Columbia stays in the family
The threatened pink workstations are a nonstarter, but Nancy Lematta has her hands firmly on the controls of Aurora, Ore.-based Columbia Helicopters.

The threatened pink workstations are a nonstarter, but Nancy Lematta has her hands firmly on the controls of Aurora, Ore.-based Columbia Helicopters. Her late husband, Wes, who founded the company with his brothers, charted a course that she plans to follow.

“Wes set the tone and I don’t plan any changes other than pink,” she said, tongue firmly in cheek, “and we talked a lot up until the last few months. I knew what he wanted for the company, so there won’t be any major changes.”

Lematta is insisting that Columbia’s board of directors become more organized, perhaps with a couple of additional members. “Wes was not a big fan of board meetings,” interjected Columbia’s president and vice chairman Mike Fahey. “We are becoming a lot more structured.”

Although she became more involved in the company when her husband’s 37-mile-drive to work became difficult because of his Parkinson’s disease, Lematta is no stranger to HAI conventions. She attended the first one in Palo Alto, Calif., in 1963, which she recalled drew about 100 attendees.

After the first time or so driving her husband to work, she quickly became tired of shopping and started sitting in on Columbia’s weekly planning meetings for “a crash course. I realized that something could happen and I’d better know what everything was about.” Although the couple’s four children have been involved with the company from time to time, only daughter Marcia remains with the firm as a marketing executive.
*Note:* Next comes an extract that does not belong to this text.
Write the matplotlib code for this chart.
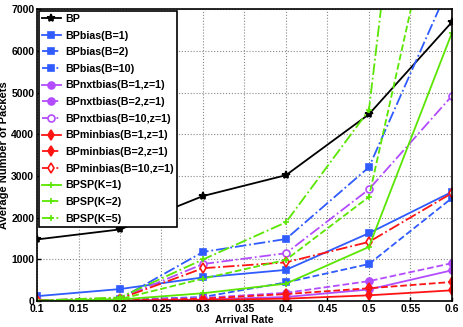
import numpy as np
import matplotlib.pyplot as plt

# %% Data
rate = [0.1, 0.2, 0.3, 0.4, 0.5, 0.6]

bp = [1480, 1720, 2520, 3020, 4480, 6690]

bias_b1 = [120, 290, 570, 750, 1630, 2620]
bias_b2 = [10, 30, 100, 450, 890, 2470]
bias_b10 = [20, 60, 1180, 1490, 3210, 7700]

nxt_b1 = [5, 15, 40, 100, 280, 740]
nxt_b2 = [10, 30, 80, 200, 480, 910]
nxt_b10 = [20, 70, 890, 1150, 2680, 4920]

min_b1 = [5, 10, 30, 60, 140, 260]
min_b2 = [10, 20, 60, 170, 310, 460]
min_b10 = [20, 60, 790, 930, 1420, 2590]

sp_k1 = [5, 40, 190, 420, 1300, 6430]
sp_k2 = [10, 50, 540, 990, 2500, 11400]
sp_k5 = [15, 90, 1000, 1890, 4580, 21300]

labels = ['BP', 'BPbias(B=1)', 'BPbias(B=2)', 'BPbias(B=10)',
          'BPnxtbias(B=1,z=1)', 'BPnxtbias(B=2,z=1)', 'BPnxtbias(B=10,z=1)',
          'BPminbias(B=1,z=1)', 'BPminbias(B=2,z=1)', 'BPminbias(B=10,z=1)',
          'BPSP(K=1)', 'BPSP(K=2)', 'BPSP(K=5)']

blue = '#2f5bff'
purple = '#b34cff'
red = '#ff1414'
green = '#5ae600'

series = [
    (bp, 'k', '-', '*', True),
    (bias_b1, blue, '-', 's', True),
    (bias_b2, blue, '--', 's', True),
    (bias_b10, blue, '-.', 's', True),
    (nxt_b1, purple, '-', 'o', True),
    (nxt_b2, purple, '--', 'o', True),
    (nxt_b10, purple, '-.', 'o', False),
    (min_b1, red, '-', 'd', True),
    (min_b2, red, '--', 'd', True),
    (min_b10, red, '-.', 'd', False),
    (sp_k1, green, '-', '+', True),
    (sp_k2, green, '--', '+', True),
    (sp_k5, green, '-.', '+', True),
]

plt.rcParams['font.family'] = ['Liberation Sans', 'DejaVu Sans']
plt.rcParams['font.weight'] = 'bold'

fig = plt.figure(figsize=(4.63, 3.27), dpi=100)
ax = fig.add_axes([0.08, 0.079, 0.896, 0.893])

for (y, c, ls, m, filled), lab in zip(series, labels):
    ax.plot(rate, y, color=c, linestyle=ls, marker=m, label=lab,
            linewidth=1.3, markersize=5 if m != '*' else 6,
            markerfacecolor=c if filled else 'white',
            markeredgecolor=c, markeredgewidth=1.2)

ax.set_xlim(0.1, 0.6)
ax.set_ylim(0, 7000)
ax.set_xticks(np.arange(0.1, 0.61, 0.05))
ax.set_xticklabels(['0.1', '0.15', '0.2', '0.25', '0.3', '0.35', '0.4',
                    '0.45', '0.5', '0.55', '0.6'])
ax.set_yticks(np.arange(0, 7001, 1000))
ax.tick_params(labelsize=7.5, direction='in', length=3, width=1, pad=2)
for lbl in ax.get_xticklabels() + ax.get_yticklabels():
    lbl.set_fontweight('bold')
ax.grid(True, linestyle=':', color='#888888', linewidth=0.8)
for s in ax.spines.values():
    s.set_linewidth(1.2)

ax.set_xlabel('Arrival Rate', fontsize=7.5, fontweight='bold', labelpad=1)
ax.set_ylabel('Average Number of Packets', fontsize=8, fontweight='bold')
ax.yaxis.set_label_coords(-0.068, 0.5)

leg = ax.legend(loc='upper left', fontsize=7.7, frameon=True, fancybox=False,
                edgecolor='k', framealpha=1, borderaxespad=0.15,
                handlelength=1.8, labelspacing=0.62, borderpad=0.3,
                handletextpad=0.35)
leg.get_frame().set_linewidth(1.2)
for t in leg.get_texts():
    t.set_fontweight('bold')

fig.savefig('out.png', dpi=100)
Columbia, which is the only commercial operator of the Boeing- and Kawasaki-built Vertol 107-IIs and Boeing Model 234 Chinook helicopters, wants to develop the Vertol 107-II for use in Part 135 operations. Columbia already is upgrading the Model 234 for that use.
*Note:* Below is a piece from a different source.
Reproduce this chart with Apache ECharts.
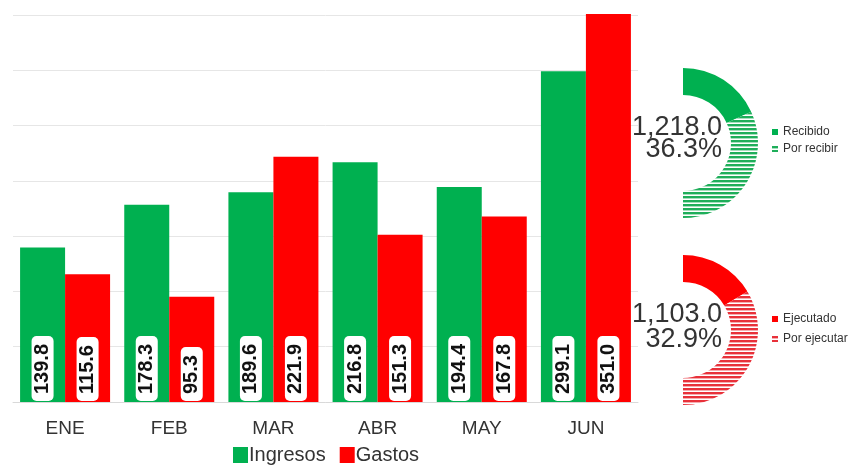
<!DOCTYPE html>
<html>
<head>
<meta charset="utf-8">
<script src="https://cdn.jsdelivr.net/npm/echarts@6/dist/echarts.min.js"></script>
<style>html,body{margin:0;padding:0;background:#fff}#c{width:853px;height:466px}</style>
</head>
<body>
<div id="c"></div>
<script>
var categories = ['ENE', 'FEB', 'MAR', 'ABR', 'MAY', 'JUN'];
var ingresos = [139.8, 178.3, 189.6, 216.8, 194.4, 299.1];
var gastos = [115.6, 95.3, 221.9, 151.3, 167.8, 351.0];
var yTicks = [0, 50, 100, 150, 200, 250, 300, 350];
var ingresosDonut = [{name: 'Recibido', value: 36.3}, {name: 'Por recibir', value: 63.7}];
var gastosDonut = [{name: 'Ejecutado', value: 32.9}, {name: 'Por ejecutar', value: 67.1}];
var ingresosTotal = 1218.0;
var gastosTotal = 1103.0;
var ingresosPct = 36.3;
var gastosPct = 32.9;

var GREEN = '#00b050', RED = '#ff0000';
function stripes(color) {
  var c = document.createElement('canvas');
  c.width = 4; c.height = 4;
  var ctx = c.getContext('2d');
  ctx.fillStyle = '#ffffff'; ctx.fillRect(0, 0, 4, 4);
  ctx.fillStyle = color; ctx.fillRect(0, 0, 4, 2.4);
  return {image: c, repeat: 'repeat'};
}
function fmt(v) { return v.toLocaleString('en-US', {minimumFractionDigits: 1, maximumFractionDigits: 1}); }

var barLabel = {
  show: true, position: 'insideBottom', rotate: 90, align: 'left', verticalAlign: 'middle',
  distance: 1, fontFamily: 'Liberation Sans', fontWeight: 'bold', fontSize: 20, color: '#111',
  backgroundColor: '#ffffff', borderRadius: 5, padding: [1, 8, 1, 7],
  formatter: function (p) { return p.value.toFixed(1); }
};

function donut(center, data, solid, striped) {
  return {
    type: 'pie', center: center, radius: [48, 75], startAngle: 90, clockwise: true,
    silent: true, label: {show: false}, labelLine: {show: false},
    data: [
      {name: data[0].name, value: data[0].value, itemStyle: {color: solid}},
      {name: data[1].name, value: data[1].value, itemStyle: {color: stripes(striped)}},
      {name: '_hidden', value: data[0].value + data[1].value, itemStyle: {color: 'rgba(0,0,0,0)'}}
    ]
  };
}

var centerText = {fontSize: 27, fill: '#333', fontFamily: 'Liberation Sans'};
function ct(text, top) {
  return {type: 'text', right: 131, top: top, style: Object.assign({text: text}, centerText)};
}

var chart = echarts.init(document.getElementById('c'), null, {renderer: 'canvas'});
chart.setOption({
  animation: false,
  textStyle: {fontFamily: 'Liberation Sans'},
  grid: {left: 13, right: 215, top: 15, bottom: 64},
  legend: [
    {data: ['Ingresos', 'Gastos'], left: 233, top: 445, padding: 0, icon: 'rect', itemWidth: 15, itemHeight: 16,
     itemGap: 14, textStyle: {fontSize: 20, color: '#333', padding: [0, 0, 0, -4]}},
    {data: ingresosDonut.map(function (d) { return d.name; }), orient: 'vertical', left: 767, top: 121,
     icon: 'rect', itemWidth: 6, itemHeight: 6, itemGap: 5, textStyle: {fontSize: 12, color: '#333'}},
    {data: gastosDonut.map(function (d) { return d.name; }), orient: 'vertical', left: 767, top: 308,
     icon: 'rect', itemWidth: 6, itemHeight: 6, itemGap: 8, textStyle: {fontSize: 12, color: '#333'}}
  ],
  xAxis: {
    type: 'category', data: categories,
    axisLine: {lineStyle: {color: '#d9d9d9'}}, axisTick: {show: false},
    axisLabel: {fontSize: 19, color: '#333', margin: 17}
  },
  yAxis: {
    type: 'value', min: yTicks[0], max: yTicks[yTicks.length - 1], interval: yTicks[1] - yTicks[0],
    axisLabel: {show: false}, axisLine: {show: false}, axisTick: {show: false},
    splitLine: {lineStyle: {color: '#e6e6e6'}}
  },
  series: [
    {name: 'Ingresos', type: 'bar', data: ingresos, barWidth: 45, barGap: '0%', clip: false,
     itemStyle: {color: GREEN}, label: barLabel},
    {name: 'Gastos', type: 'bar', data: gastos, barWidth: 45, barGap: '0%', clip: false,
     itemStyle: {color: RED}, label: barLabel},
    donut([683, 143], ingresosDonut, GREEN, '#1fae5a'),
    donut([683, 330], gastosDonut, RED, '#e8313a')
  ],
  graphic: [
    ct(fmt(ingresosTotal), 114),
    ct(fmt(ingresosPct) + '%', 136),
    ct(fmt(gastosTotal), 301),
    ct(fmt(gastosPct) + '%', 326)
  ]
});
</script>
</body>
</html>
The company holds the type and production certificates, and Fahey said that in time, there is a possibility that demand from other countries might result in a joint manufacturing solution. Lematta and Fahey have already has been in informal talks with Honeywell about powerplants.
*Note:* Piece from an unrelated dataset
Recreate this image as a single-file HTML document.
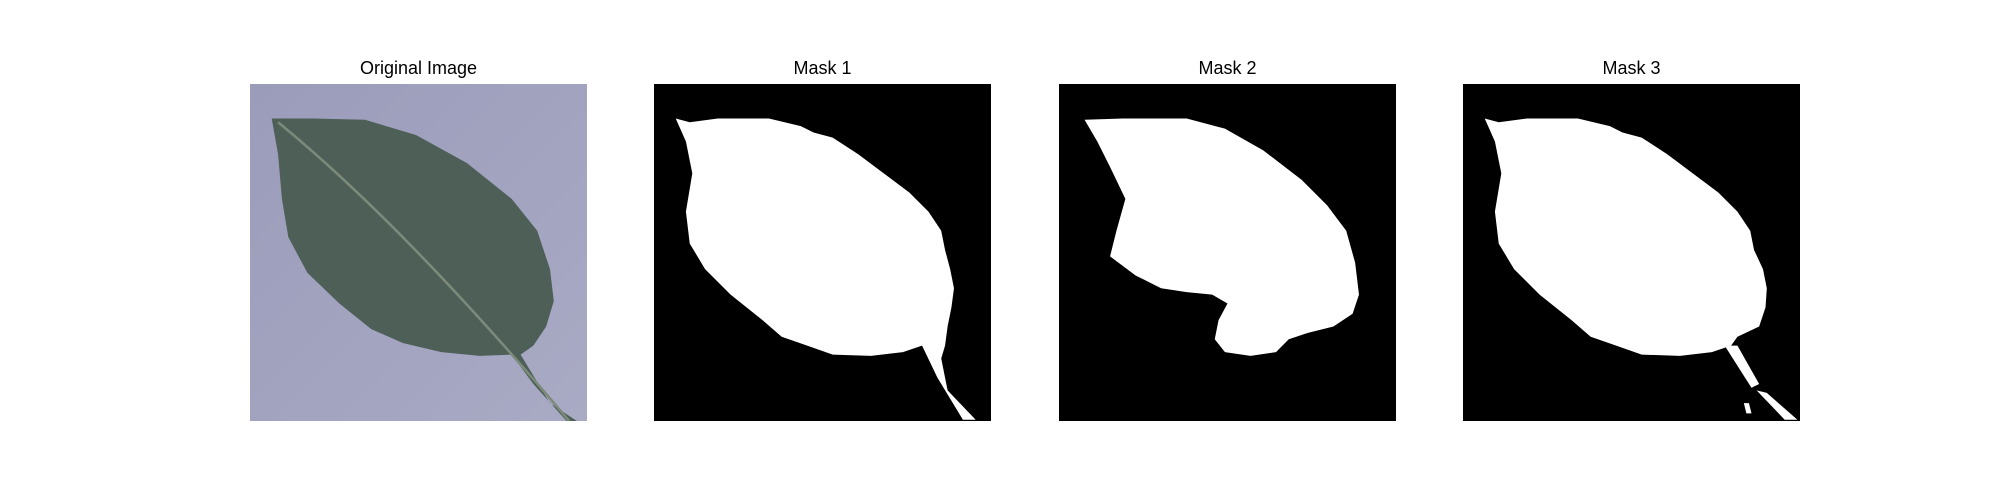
<!DOCTYPE html>
<html><head><meta charset="utf-8"><style>
body{margin:0;background:#fff;width:2000px;height:500px;overflow:hidden;font-family:"Liberation Sans","DejaVu Sans",sans-serif}
.t{position:absolute;top:58px;font-size:18px;text-anchor:middle;width:337px;text-align:center;color:#000}
svg.p{position:absolute;top:84px;width:337px;height:337px}
</style></head><body>
<div class="t" style="left:250px">Original Image</div>
<div class="t" style="left:654px">Mask 1</div>
<div class="t" style="left:1059px">Mask 2</div>
<div class="t" style="left:1463px">Mask 3</div>

<svg class="p" style="left:250px" viewBox="0 0 264 264">
<defs><linearGradient id="bg" x1="0" y1="0" x2="1" y2="1"><stop offset="0" stop-color="#9a9cba"/><stop offset="1" stop-color="#a9aac4"/></linearGradient></defs>
<rect width="264" height="264" fill="url(#bg)"/>
<path d="M17,27 L50,27 L90,28 L130,40 L170,62 L205,90 L225,115 L235,145 L238,170 L232,190 L222,205 L212,212 L235,250 L256,264 L248,264 L222,235 L205,212 L180,213 L150,210 L120,203 L95,192 L70,172 L45,148 L30,120 L25,90 L22,55 Z" fill="#4d5f57"/>
<path d="M22,30 Q120,110 250,264" stroke="#7b8a7a" stroke-width="2" fill="none"/>
</svg>

<svg class="p" style="left:654px" viewBox="0 0 264 264">
<rect width="264" height="264" fill="#000"/>
<path d="M17,27 L28,30 L50,27 L90,27 L115,33 L125,38 L140,42 L160,55 L180,70 L200,85 L215,100 L225,115 L228,130 L232,145 L235,160 L233,175 L230,190 L228,205 L225,215 L230,240 L252,263 L242,263 L222,230 L210,205 L195,210 L170,213 L140,212 L120,205 L100,198 L85,185 L60,165 L40,145 L28,125 L25,100 L30,70 L25,45 Z" fill="#fff"/>
</svg>

<svg class="p" style="left:1059px" viewBox="0 0 264 264">
<rect width="264" height="264" fill="#000"/>
<path d="M20,28 L50,27 L100,27 L130,35 L160,52 L190,75 L210,95 L225,115 L232,140 L235,165 L230,180 L215,190 L195,195 L180,200 L170,210 L150,213 L130,210 L122,200 L125,185 L132,172 L120,165 L100,163 L80,160 L60,150 L40,135 L45,115 L52,90 L40,65 L30,45 Z" fill="#fff"/>
</svg>

<svg class="p" style="left:1463px" viewBox="0 0 264 264">
<rect width="264" height="264" fill="#000"/>
<path d="M17,27 L28,30 L50,27 L90,27 L115,33 L125,38 L140,42 L160,55 L180,70 L200,85 L215,100 L225,115 L228,130 L235,145 L238,160 L237,175 L232,190 L215,198 L210,205 L195,210 L170,213 L140,212 L120,205 L100,198 L85,185 L60,165 L40,145 L28,125 L25,100 L30,70 L25,45 Z" fill="#fff"/>
<path d="M205,205 L215,205 L232,235 L226,238 Z M230,240 L238,242 L262,263 L252,263 Z M220,250 L224,250 L226,258 L222,258 Z" fill="#fff"/>
</svg>
</body></html>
Wes Lematta, who died December 24 at 83, and his brothers started Columbia Helicopters in 1957 with a single used Hiller UH-12B in which they offered rides at county fairs. The company grew into a global heavy-lift helicopter operator that today employs 600 and operates a fleet of 30 tandem-rotor Vertol 107 IIs, now rechristened Columbia 107 IIs, and Boeing 234 Chinook 234s, now called Columbia 234 IIs.